The object of faith and utterance when we say the Nembutsu is something inconceivable and beyond calculation by the limited minds of beings within saṃsāra. Thus, the mind of faith in the Name and Vow, the mind of Shinjin (信心), is a mind that does not cognitively design or calculate that by saying the Name or by having faith one will do or be anything special. But by the natural working of the Vow, we are brought to attain birth. On the contrary, when we calculate that we say the Nembutsu for certain benefits, or that by saying it in a certain way a certain number of times we will attain something special, we end up having faith in something of our design and not in the infinite and inconceivable Vow which is the call of the infinite to the finite. As Yuienbō continues:
Next, people who discriminate good and evil acts and consider them aids or hindrances to birth, interposing their own calculation, do not entrust themselves to the inconceivable working of the Vow and, striving to do acts that result in birth with their own designs, they make the nembutsu they say their own practice.

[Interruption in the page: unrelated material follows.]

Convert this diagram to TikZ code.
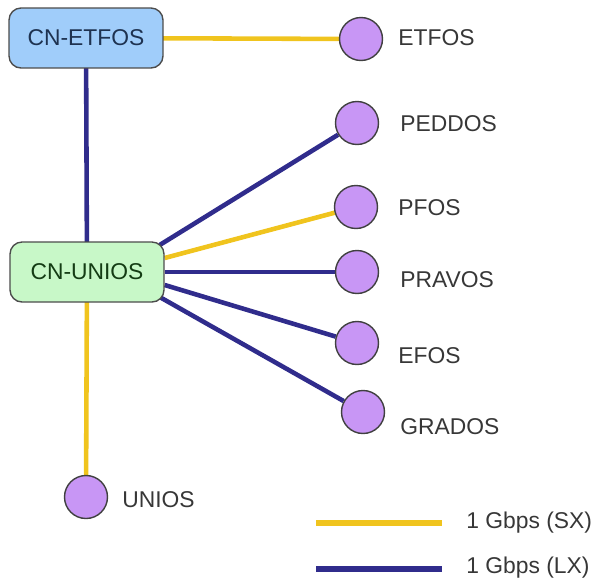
\documentclass[tikz,border=0pt]{standalone}
\usepackage{fontspec}
\setmainfont{Liberation Sans}
\usetikzlibrary{backgrounds}

% link colours
\definecolor{sxcol}{RGB}{240,196,30}
\definecolor{lxcol}{RGB}{48,44,140}
\definecolor{etfill}{RGB}{160,205,250}
\definecolor{unfill}{RGB}{200,248,200}
\definecolor{sitecol}{RGB}{200,150,245}
\definecolor{txtcol}{RGB}{55,55,55}

\begin{document}
\begin{tikzpicture}[x=0.02cm, y=-0.02cm]

    % Common styles
    \tikzset{
        corenode/.style={draw=black!70, line width=0.8pt, rounded corners=0.24cm,
            minimum width=3.08cm, minimum height=1.2cm,
            font=\fontsize{13}{15}\selectfont},
        site/.style={circle, draw=black!75, line width=0.8pt, fill=sitecol,
            minimum size=0.86cm, inner sep=0pt},
        sitelabel/.style={anchor=west, inner sep=0pt, text=txtcol,
            font=\fontsize{13}{15}\selectfont},
        sxlink/.style={sxcol, line width=2.6pt},
        lxlink/.style={lxcol, line width=2.6pt}
    }

    \useasboundingbox (0,0) rectangle (598,582);

    % ================== core switches ==================
    \node[corenode, fill=etfill, text={rgb,255:red,30;green,50;blue,80}]
        (cnetfos) at (86,38) {CN-ETFOS};
    \node[corenode, fill=unfill, text={rgb,255:red,20;green,60;blue,20}]
        (cnunios) at (87,272) {CN-UNIOS};

    % ================== sites ==================
    \node[site] (etfos)  at (361,39)  {};
    \node[site] (peddos) at (357,123) {};
    \node[site] (pfos)   at (356,207) {};
    \node[site] (pravos) at (357,272) {};
    \node[site] (efos)   at (357,343) {};
    \node[site] (grados) at (363,412) {};
    \node[site] (unios)  at (86,497)  {};

    \node[sitelabel] (etfos-lbl)  at (398,38)  {ETFOS};
    \node[sitelabel] (peddos-lbl) at (400,124) {PEDDOS};
    \node[sitelabel] (pfos-lbl)   at (398,208) {PFOS};
    \node[sitelabel] (pravos-lbl) at (400,280) {PRAVOS};
    \node[sitelabel] (efos-lbl)   at (398,356) {EFOS};
    \node[sitelabel] (grados-lbl) at (400,427) {GRADOS};
    \node[sitelabel] (unios-lbl)  at (122,500) {UNIOS};

    % ================== links ==================
    \begin{scope}[on background layer]
        \draw[sxlink] (cnetfos.center) -- (etfos);
        \draw[lxlink] (cnetfos.center) -- (cnunios.center);
        \draw[lxlink] ([xshift=-0.1cm, yshift=0.54cm]cnunios.east) -- (peddos);
        \draw[sxlink] ([yshift=0.28cm]cnunios.east) -- (pfos);
        \draw[lxlink] (cnunios.east) -- (pravos);
        \draw[lxlink] ([yshift=-0.26cm]cnunios.east) -- (efos);
        \draw[lxlink] ([xshift=-0.1cm, yshift=-0.5cm]cnunios.east) -- (grados);
        \draw[sxlink] (cnunios.center) -- (unios);
    \end{scope}

    % ================== legend ==================
    \coordinate (sx-a) at (316,523);
    \coordinate (sx-b) at (442,523);
    \coordinate (lx-a) at (316,569);
    \coordinate (lx-b) at (442,569);
    \draw[sxcol, line width=3pt] (sx-a) -- (sx-b);
    \draw[lxcol, line width=3pt] (lx-a) -- (lx-b);
    \node[sitelabel] (sx-lbl) at (466,523) {1 Gbps (SX)};
    \node[sitelabel] (lx-lbl) at (466,568) {1 Gbps (LX)};

\end{tikzpicture}
\end{document}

Then, failing to connect the mind of the finite sentient being to the inconceivable and infinite mind of awakening, they end up remaining within a dualistic world. Even when they die, since they had a kind of faith in the Buddha, they do attain birth in the Pure Land, but it is a dualistic version of the Pure Land that does not represent the absolute fulfilment of buddhahood:
People with such an attitude do not entrust themselves to the inconceivable working of the Name either. Even though they lack the mind of entrusting, they will be born in the borderland, and land of sloth, the castle of doubt, or the womb palace…
While the borderland is a pleasant place, as represented by the dualistic imagery of the Pure Land sūtras, it is intended to draw us to the Pure Land and make us know that it is a place we should go. It is not, however, the ultimate intention of the Buddha’s Vow, which is to allow us to be brought to the infinitude of Buddhahood. Therefore, once we come to fully entrust to the Other Power of Amida Buddha in the borderland, we come to pass from there into the fulfilled land of Nirvāṇa. Thus:
In the end, they will attain birth in the fulfilled land by virtue of the “Vow that beings ultimately attain birth.” This is the inconceivable power of the Name. Since it is also none other than the inconceivable working of the Vow, the two are wholly one.